Im Rahmen Ihrer Arbeit und Forschung helfen Sie auch konkrete Handlungsempfehlungen für die Politik zu erarbeiten. Was ist es für ein Gefühl, wenn die eigene Arbeit in konkrete Maßnahmen umgesetzt wird?
Der Großteil meiner Arbeit ist das Ergebnis von Teamarbeit. Dabei schätze ich mich glücklich in äußerst fähigen Teams arbeiten zu können. Besonders meine Untersuchungen zu Produktivität und sogenannten Zombie-Firmen in Portugal ist auf sehr großes Interesse gestoßen. Auf unsere Ergebnisse wurden mittlerweile mehrere Arbeiten aufgesetzt – so etwas freut mich natürlich immer.

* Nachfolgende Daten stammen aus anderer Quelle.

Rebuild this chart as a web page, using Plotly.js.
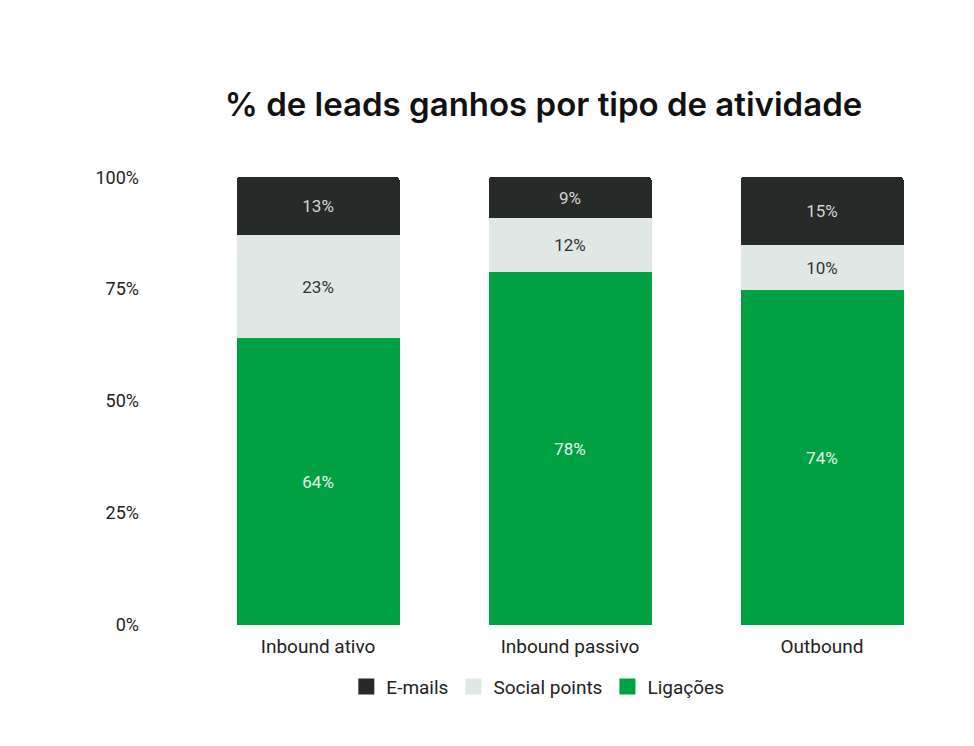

Um ein konkreteres Beispiel zu liefern: Als Reaktion auf den russischen Angriffskrieg auf die Ukraine und den sich daraus ergebenen Energieschock hat die EU u.a. mit einem Maßnahmenpaket namens „REPowerEU“ reagiert. Nach über sechs Monaten intensiver Verhandlungen in Brüssel war es ein Highlight meiner Zeit als Finanzattaché, den Abschluss des Dossiers zu begleiten. Danach habe ich wirklich gemerkt, wie viel Arbeit hinter einer Schlagzeile wie „EU: 20 Milliarden für Energiewende“ steckt.
Disclaimer
Christian Osterhold hat uns dieses Interview als Privatperson und nicht als Angehöriger des Bundesministeriums der Finanzen gegeben. Die im Interview gemachten Aussagen spiegeln daher ausschließlich Herr Osterholds private Meinung wider.